Порой очевидные изъяны собственного подразделения не только не подрывали, но даже укрепляли веру в коллективистские ценности: приоритет общих интересов над личными, взаимоподдержка, заботливость, доброжелательность, сострадание горестям и сорадование удачам товарищей, приверженность группе, готовность к совместному преодолению трудностей, ощущение персональной ответственности за общие неудачи, рефлексия воздействия своих поступков на благополучие ближних... Непосредственный жизненный опыт нередко противоречил подобным нормам, но сомнений в их значимости не порождал. Почему? Массированная пропагандистская подпитка? Не исключено, но маловероятно: в 80-е гг. после замены коммунизма олимпиадой к агитации относились скептично. В дружеских застольях и курилках Моральный кодекс строителя коммунизма не обсуждался, да и на партийных собраниях в верности ему не клялись. Чем же в таком случае поддерживался бытовой и трудовой коллективизм соотечественников? Мировую известность заслуженно получил ответ голландского исследователя Г. Хофстеде, опубликовавшего в 1980 г. книгу «Последствия культуры»[1-33]

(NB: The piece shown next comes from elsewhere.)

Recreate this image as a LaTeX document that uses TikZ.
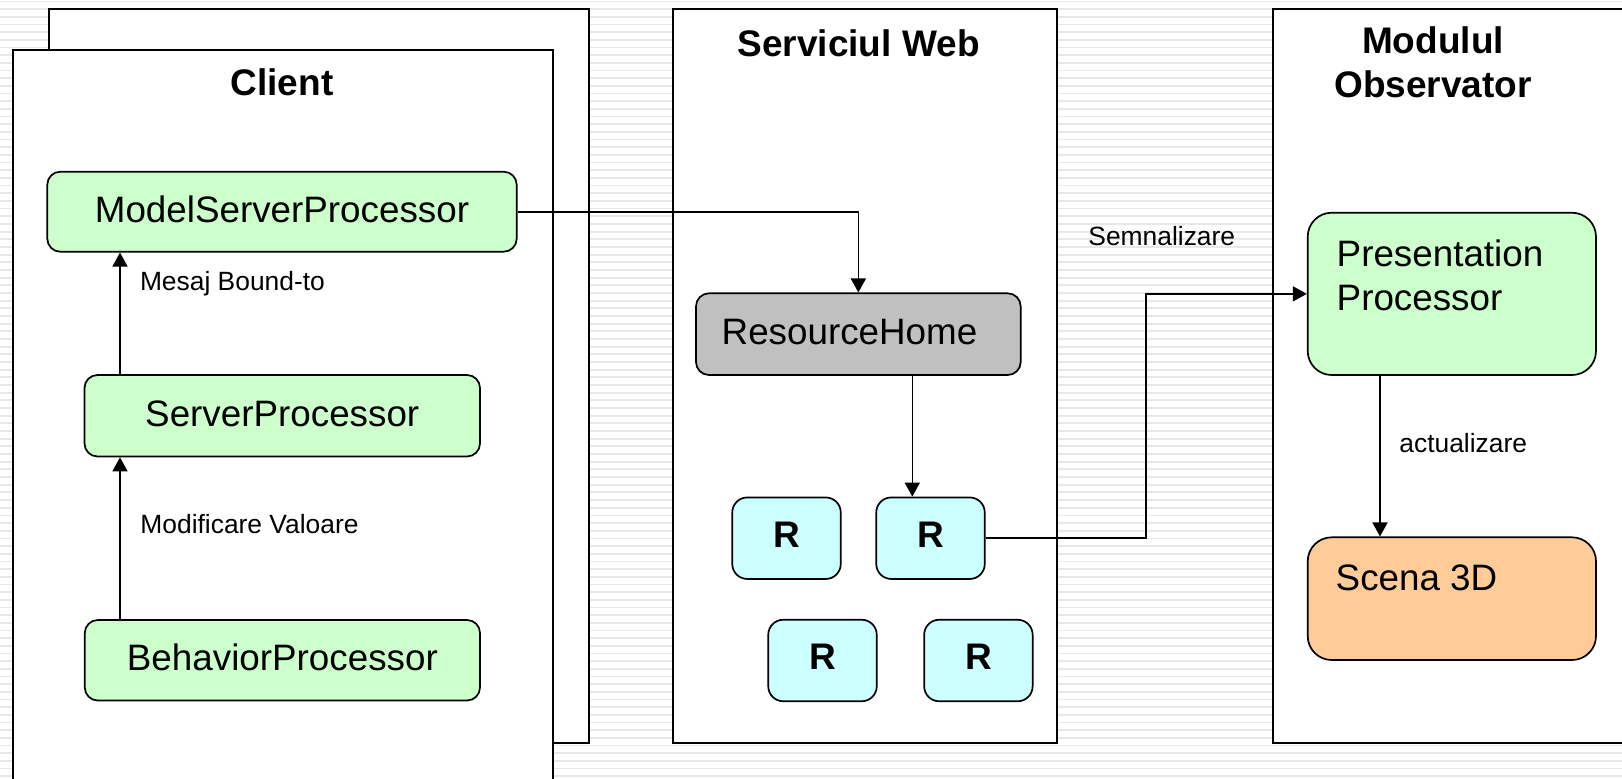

. Проанализировав взгляды более 100 тысяч сотрудников международной корпорации из нескольких десятков стран, автор обнаружил обусловленность представлений подспудными особенностями национальной культуры, в том числе исторически сложившейся мерой зависимости населения от социальных связей и структур. Если эта зависимость у большинства традиционно сильна, люди глубоко интегрированы в социальные группы и лояльны им в обмен на заботу и защиту, культура именуется коллективистической. Доминирование независимости, надежды на себя и личной ответственности свидетельствует об индивидуалистической направленности культуры.Хофстеде не был первооткрывателем коллективизма и индивидуализма как социокультурных конструктов. «Политические философы данные конструкты использовали в течение 300 лет», — заметил патриарх их психологического изучения Г. Триандис[1-34]
, в качестве рецензента поддержавший публикацию книги Хофстеде. Однако именно многолетний проект последнего, во-первых, реанимировал исследования макросоциальной детерминации индивидуальной жизнедеятельности, а во-вторых, стимулировал интерес к коллективизму и индивидуализму как «измерениям», «параметрам», «аспектам», «конструктам», «синдромам» культуры. Культурным синдромом Триандис[1-35] называет общепринятую систему убеждений, установок, норм, ценностей, ролей, свойственную членам подавляющего большинства социальных общностей. Согласно этому автору[1-36], в коллективистских культурах люди считают себя прежде всего представителями групп, чьи цели важнее личных интересов, а нормы — собственных установок, которыми можно без дискомфорта пренебречь для сохранения гармонии, поддерживаемой искренней эмпатией к заслуживающим самопожертвования «своим». Верность группе здесь сопряжена со страхом отторжения от нее, что обостряет чувство долга и приверженность сложившимся взаимозависимостям. Прототипическим образцом коллективистских отношений является семья, объединяющая людей «долговременными эмоциональными связями и общими целями»[1-37] и задающая соответствующие ценностные ориентиры воспитания детей. Сославшись на результаты исследования известного израильского психолога С. Шварца[1-38], Триандис отмечает: «В коллективистских культурах в гораздо большей степени, чем в индивидуалистических, детей воспитывают так, чтобы во взрослой жизни они исполняли свои обязанности, жертвовали собой ради группы и подчинялись властям»[1-39].Вернувшись к вопросу о глубинных истоках коллективизма советских людей в 80-е гг. прошлого века, наивно искать их в Конституции, решениях XXII партийного съезда, Законе о коллективах и сопутствующих постановлениях ЦК КПСС, ВЦСПС и правительства. Регламентируя публичный дискурс и социальное поведение, эти директивы не определяли коммунальные привязанности, инстинкты и привычки не столь уж зомбированных в это время сограждан. На наш взгляд, воспользовавшись уроками кросс-культурной психологии, причину советского коллективизма разумнее видеть в исторически и биографически укорененных жизненных практиках и ценностях. Используя формулировку А. Г. Асмолова[1-40]
— в усвоенных в процессе социализации неосознаваемых социалистических образцах мировоззрения и поведения, отражающих «типовые программы культуры». «Что же представляют собой типовые программы культуры, являющиеся регуляторами человеческого поведения?» — задается вопросом Т. Г. Стефаненко[1-41] и с позиций этнопсихолога обращается к понятию «традиция», трактуемому сегодня как передача от поколения к поколению ценностей, нравственных норм, убеждений и связанных с ними обычаев, ритуалов, поведенческих стереотипов.